On the image processing side of things, Chris has identified the syntax for generating our key values. Now we are working toward stitching the pieces together in a way that makes sense for our output. The extreme minimum of computer vision is accessible via OpenCV and while the possibilities are tantalizing, we have continued to keep a direct focus on the key pieces we need to access for the mvp. TANDEM is still on track.
We have also begun to reevaluate our progress. To do so, we created a new list of dev tasks that range from bite-sized to larger steps so we can visualize how much further we have to go. Steve has been doing a great job of keeping track of progress and using git for version control of his scripts.

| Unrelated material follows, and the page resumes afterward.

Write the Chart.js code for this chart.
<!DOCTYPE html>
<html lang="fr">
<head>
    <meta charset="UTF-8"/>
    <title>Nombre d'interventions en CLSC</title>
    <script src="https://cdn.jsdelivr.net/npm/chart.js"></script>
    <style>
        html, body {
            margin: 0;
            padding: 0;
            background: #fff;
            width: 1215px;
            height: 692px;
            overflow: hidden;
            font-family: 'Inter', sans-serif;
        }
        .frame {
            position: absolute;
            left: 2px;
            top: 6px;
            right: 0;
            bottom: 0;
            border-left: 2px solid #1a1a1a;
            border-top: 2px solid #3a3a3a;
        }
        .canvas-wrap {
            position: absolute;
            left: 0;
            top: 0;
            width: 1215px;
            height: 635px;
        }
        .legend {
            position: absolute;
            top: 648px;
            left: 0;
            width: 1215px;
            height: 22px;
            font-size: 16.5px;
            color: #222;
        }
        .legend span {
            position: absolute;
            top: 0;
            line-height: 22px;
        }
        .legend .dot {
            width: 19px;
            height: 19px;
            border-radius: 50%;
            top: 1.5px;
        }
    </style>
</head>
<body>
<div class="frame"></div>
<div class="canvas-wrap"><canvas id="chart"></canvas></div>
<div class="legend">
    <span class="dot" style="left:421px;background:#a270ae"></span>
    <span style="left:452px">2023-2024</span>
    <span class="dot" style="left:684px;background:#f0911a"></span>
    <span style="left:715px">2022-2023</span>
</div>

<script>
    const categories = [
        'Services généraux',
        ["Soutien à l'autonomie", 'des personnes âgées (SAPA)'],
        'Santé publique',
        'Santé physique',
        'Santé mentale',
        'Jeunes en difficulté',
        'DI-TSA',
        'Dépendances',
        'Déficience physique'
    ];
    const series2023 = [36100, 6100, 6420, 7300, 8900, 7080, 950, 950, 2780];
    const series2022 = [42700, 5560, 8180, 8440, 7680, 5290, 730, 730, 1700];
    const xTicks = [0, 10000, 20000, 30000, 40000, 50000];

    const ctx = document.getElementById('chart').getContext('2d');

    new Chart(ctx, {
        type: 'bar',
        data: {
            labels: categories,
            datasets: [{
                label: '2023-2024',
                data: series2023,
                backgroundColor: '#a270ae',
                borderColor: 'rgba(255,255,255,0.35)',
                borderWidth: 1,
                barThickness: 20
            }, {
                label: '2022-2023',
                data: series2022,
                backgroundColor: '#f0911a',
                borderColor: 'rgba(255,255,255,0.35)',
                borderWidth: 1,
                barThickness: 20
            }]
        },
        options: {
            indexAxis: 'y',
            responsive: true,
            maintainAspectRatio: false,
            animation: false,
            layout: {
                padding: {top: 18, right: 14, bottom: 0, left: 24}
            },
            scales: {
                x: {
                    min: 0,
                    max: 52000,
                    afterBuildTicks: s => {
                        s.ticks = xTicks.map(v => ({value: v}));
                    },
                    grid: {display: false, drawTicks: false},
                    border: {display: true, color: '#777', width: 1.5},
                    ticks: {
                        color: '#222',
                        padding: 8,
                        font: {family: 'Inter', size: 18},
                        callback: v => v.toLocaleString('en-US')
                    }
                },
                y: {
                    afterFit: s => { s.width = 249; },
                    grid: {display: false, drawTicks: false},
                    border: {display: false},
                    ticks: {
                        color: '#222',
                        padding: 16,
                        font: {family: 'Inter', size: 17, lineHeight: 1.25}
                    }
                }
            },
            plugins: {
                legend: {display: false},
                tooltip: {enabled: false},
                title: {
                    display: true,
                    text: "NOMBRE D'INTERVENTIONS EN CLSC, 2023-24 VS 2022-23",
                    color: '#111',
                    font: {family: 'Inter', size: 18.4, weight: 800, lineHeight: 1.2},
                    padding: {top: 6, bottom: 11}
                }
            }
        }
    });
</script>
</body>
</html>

In addition we successfully implemented a routine to convert PDF to TXT. Input files are screened by type. If they are JPG, PNG or TIFF, they are passed to Tesseract for OCR processing. If they are PDF they are passed to a PDFMiner routine that extracts the text. In each case the program writes TXT files to “nltk_data/corpora/ocrout_corpus” with a name that matches the first order name of the input file. The latest version of the backend code is here: https://github.com/sreal19/Tandem
Web functionality remains problematic. Most effort this week has been merely trying to get through the Flask tutorial.
To end on a positive note, developmentally, good progress has been made with Text Analysis processing. We are computing the word count and average word length for a single page. The program also creates a complete list of words for each input file. In the very near future work will be completed to create a list of unique words and the count of each. The team must make a decision about whether to strip punctuation from the analysis, since many of the OCR errors are rendered as punctuation.

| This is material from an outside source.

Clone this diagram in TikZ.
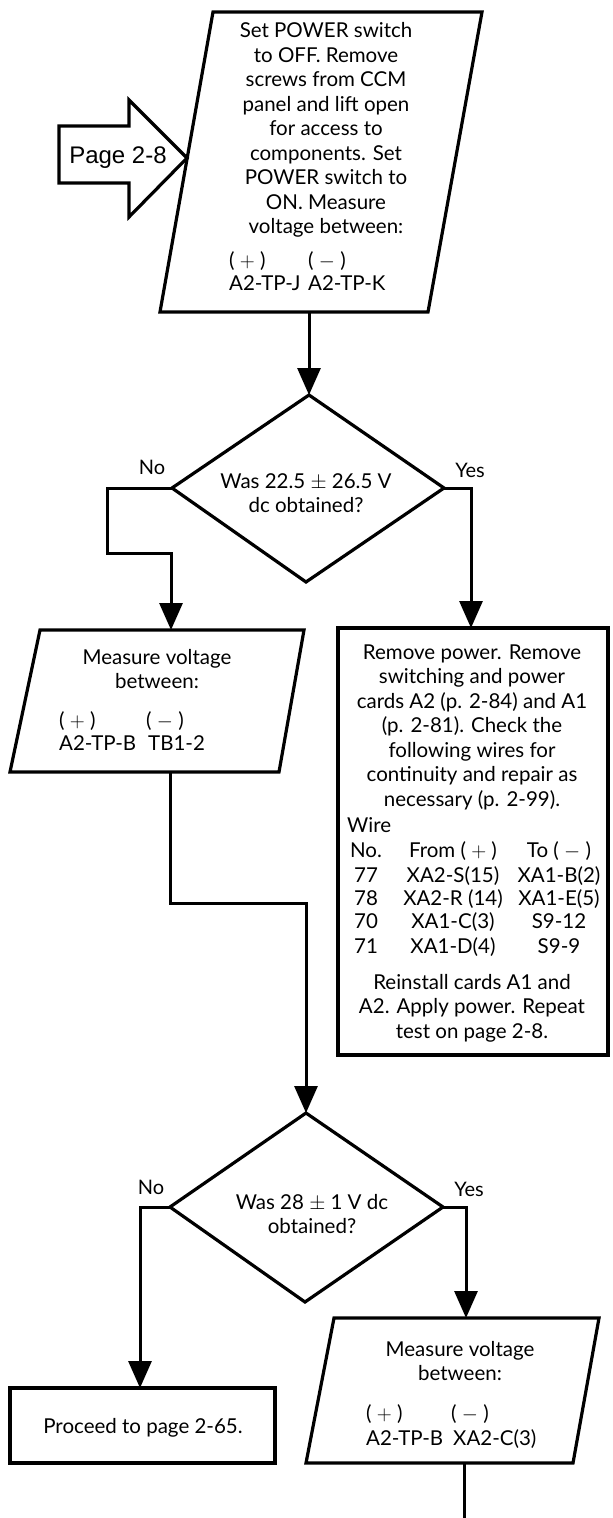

For instance, we had discussed having the ability to let users identity upload/analysis errors by file, either with a prompt on the final screen or with indicator text in the CSV output. Such a feature will provide the user with the ability to go back and fix the error for 1 file, versus having to comb through the entire corpus and re-uploaded. An example of how this would look would be something this, with text & visual cues that indicate that which file needs review:
Twitter continues to be the primary platform for outreach. While #picturebookshare continues to chime away, we are also now using it to generate research ideas for potential TANDEM users. Fun distant futures for TANDEM might involve the visual trajectories of various aspects of books: visuality of covers or book spines, as well as the visual history of education materials.
Jojo spoke with Carrie Hintz, who has is starting a Childhood Studies track via the English Department, to see if she knew anyone studying illustrated books at the GC. She has no leads yet, but said come the fall she would have a better idea of people interested in TANDEM. Meanwhile, Long LeKhac, an English PhD at Stanford, was giving her a sense of the DH scene there and said he would ask around the DH community beyond Moretti’s lab. Jojo is in the process of devising outreach to text studies experts — Kathleen Fitzpatrick at MLA, Steve Jones — and folks in journalism — Nick Diakopoulos, NICAR and Jonathan Stray, per Amanda Hickman’s suggestion. Keep on keeping on — keep the tweets t(w)eeming.